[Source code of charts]
━━━
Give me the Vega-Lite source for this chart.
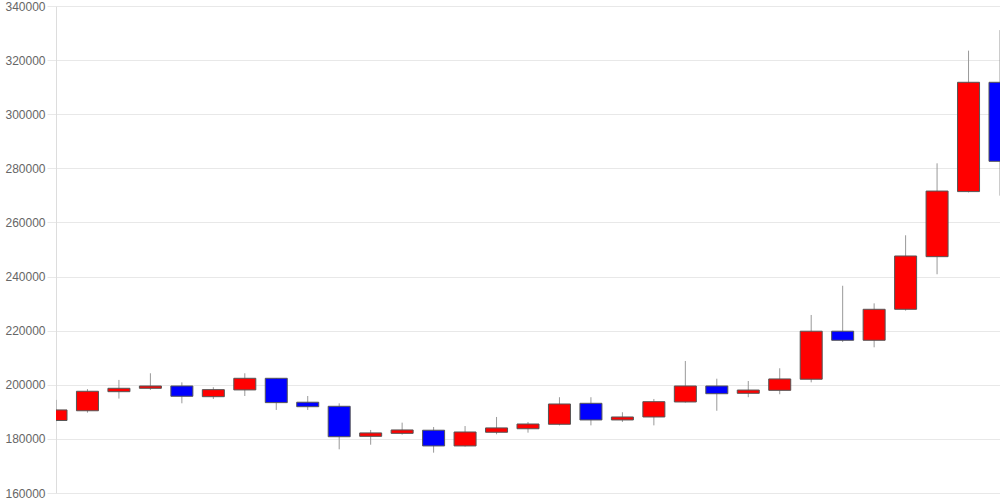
{
  "$schema": "https://vega.github.io/schema/vega-lite/v6.json",
  "width": 944,
  "height": 487,
  "autosize": {"type": "none"},
  "padding": {"left": 56, "top": 6, "right": 0, "bottom": 7},
  "background": "#ffffff",
  "config": {"view": {"stroke": null}},
  "data": {
    "values": [
      {"i": 0, "o": 186800, "h": 194400, "l": 186500, "c": 190700},
      {"i": 1, "o": 190400, "h": 198400, "l": 189700, "c": 197600},
      {"i": 2, "o": 197450, "h": 201800, "l": 194900, "c": 198700},
      {"i": 3, "o": 198700, "h": 204250, "l": 198100, "c": 199550},
      {"i": 4, "o": 199550, "h": 200900, "l": 193150, "c": 195750},
      {"i": 5, "o": 195600, "h": 199100, "l": 194750, "c": 198200},
      {"i": 6, "o": 198100, "h": 204250, "l": 195850, "c": 202400},
      {"i": 7, "o": 202400, "h": 202500, "l": 190700, "c": 193400},
      {"i": 8, "o": 193550, "h": 195850, "l": 190700, "c": 191900},
      {"i": 9, "o": 192050, "h": 193150, "l": 176150, "c": 180800},
      {"i": 10, "o": 180950, "h": 183300, "l": 177850, "c": 182200},
      {"i": 11, "o": 182050, "h": 186000, "l": 181550, "c": 183300},
      {"i": 12, "o": 183200, "h": 184400, "l": 174900, "c": 177400},
      {"i": 13, "o": 177400, "h": 184750, "l": 177150, "c": 182550},
      {"i": 14, "o": 182450, "h": 188100, "l": 181700, "c": 184050},
      {"i": 15, "o": 183750, "h": 186250, "l": 182300, "c": 185500},
      {"i": 16, "o": 185400, "h": 195400, "l": 185000, "c": 192900},
      {"i": 17, "o": 193150, "h": 195400, "l": 185000, "c": 187000},
      {"i": 18, "o": 187000, "h": 189850, "l": 186250, "c": 188100},
      {"i": 19, "o": 188100, "h": 194750, "l": 185000, "c": 193750},
      {"i": 20, "o": 193650, "h": 208800, "l": 193400, "c": 199550},
      {"i": 21, "o": 199550, "h": 202250, "l": 190400, "c": 196700},
      {"i": 22, "o": 196850, "h": 201400, "l": 195400, "c": 198050},
      {"i": 23, "o": 197950, "h": 206100, "l": 196500, "c": 202150},
      {"i": 24, "o": 202050, "h": 225800, "l": 200900, "c": 219800},
      {"i": 25, "o": 219800, "h": 236600, "l": 215800, "c": 216450},
      {"i": 26, "o": 216450, "h": 230100, "l": 213850, "c": 227900},
      {"i": 27, "o": 227900, "h": 255250, "l": 227400, "c": 247600},
      {"i": 28, "o": 247350, "h": 281850, "l": 240850, "c": 271600},
      {"i": 29, "o": 271400, "h": 323500, "l": 271100, "c": 311800},
      {"i": 30, "o": 311800, "h": 331100, "l": 269900, "c": 282600}
    ]
  },
  "encoding": {
    "x": {
      "field": "i",
      "type": "quantitative",
      "scale": {"domain": [0, 30], "nice": false, "zero": false, "padding": 0},
      "axis": null
    }
  },
  "layer": [
    {
      "mark": {"type": "rule", "color": "#999999", "strokeWidth": 1, "clip": true},
      "encoding": {
        "y": {
          "field": "l",
          "type": "quantitative",
          "scale": {"domain": [160000, 340000], "nice": false, "zero": false},
          "axis": {
            "values": [160000, 180000, 200000, 220000, 240000, 260000, 280000, 300000, 320000, 340000],
            "format": "d",
            "title": null,
            "grid": true,
            "gridColor": "#e8e8e8",
            "gridWidth": 1,
            "domain": true,
            "domainColor": "#dddddd",
            "ticks": true,
            "tickColor": "#e8e8e8",
            "tickSize": 9,
            "labelPadding": 2,
            "labelColor": "#666666",
            "labelFont": "Liberation Sans",
            "labelFontSize": 12,
            "labelFlush": false
          }
        },
        "y2": {"field": "h"}
      }
    },
    {
      "mark": {"type": "bar", "size": 22, "stroke": "#555555", "strokeWidth": 1, "clip": true},
      "encoding": {
        "y": {"field": "o", "type": "quantitative"},
        "y2": {"field": "c"},
        "fill": {
          "condition": {"test": "datum.c >= datum.o", "value": "#ff0000"},
          "value": "#0000ff"
        }
      }
    }
  ]
}
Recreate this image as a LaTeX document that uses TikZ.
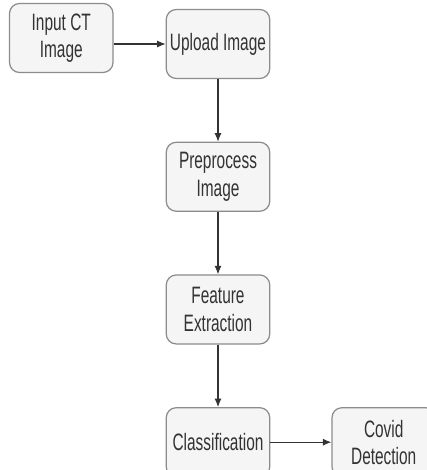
\documentclass[tikz,border=0pt]{standalone}
\usepackage{fontspec}
\setmainfont{Liberation Sans}[FakeStretch=0.65]
\usepackage{xcolor}
\usetikzlibrary{arrows.meta,positioning}
\definecolor{boxfill}{HTML}{F5F5F5}
\definecolor{boxline}{HTML}{8C8C8C}
\definecolor{ink}{HTML}{333333}
\tikzset{
  block/.style={rectangle, draw=boxline, fill=boxfill, line width=0.7pt, rounded corners=0.2cm, align=center, text=ink, minimum width=2.07cm, minimum height=1.38cm, inner sep=1pt, font=\fontsize{13.5}{15.5}\selectfont},
  line/.style={-{Latex[length=1.7mm,width=1.4mm]}, draw=ink, line width=0.6pt}
}
\begin{document}
\begin{tikzpicture}[node distance=1.25cm and 1.04cm]
  \useasboundingbox (0,0) rectangle (8.54,-9.4);
  \clip (0,0) rectangle (8.54,-9.4);
  \node[block] (upload) at (4.36,-0.88) {Upload Image};
  \node[block, left=of upload, yshift=0.12cm] (input) {Input CT\\Image};
  \node[block, below=of upload] (preprocess) {Preprocess\\Image};
  \node[block, below=of preprocess] (feature) {Feature\\Extraction};
  \node[block, below=of feature] (classify) {Classification};
  \node[block, right=1.22cm of classify] (covid) {Covid\\Detection};
  \draw[line] (input.east |- upload.west) -- (upload.west);
  \draw[line] (upload) -- (preprocess);
  \draw[line] (preprocess) -- (feature);
  \draw[line] (feature) -- (classify);
  \draw[line] (classify) -- (covid);
\end{tikzpicture}
\end{document}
━━━
Work to complete - Go through the records. Copy each line where "this" appears.

Output below -
Give me the Vega-Lite source for this chart.
Recreate this image as a LaTeX document that uses TikZ.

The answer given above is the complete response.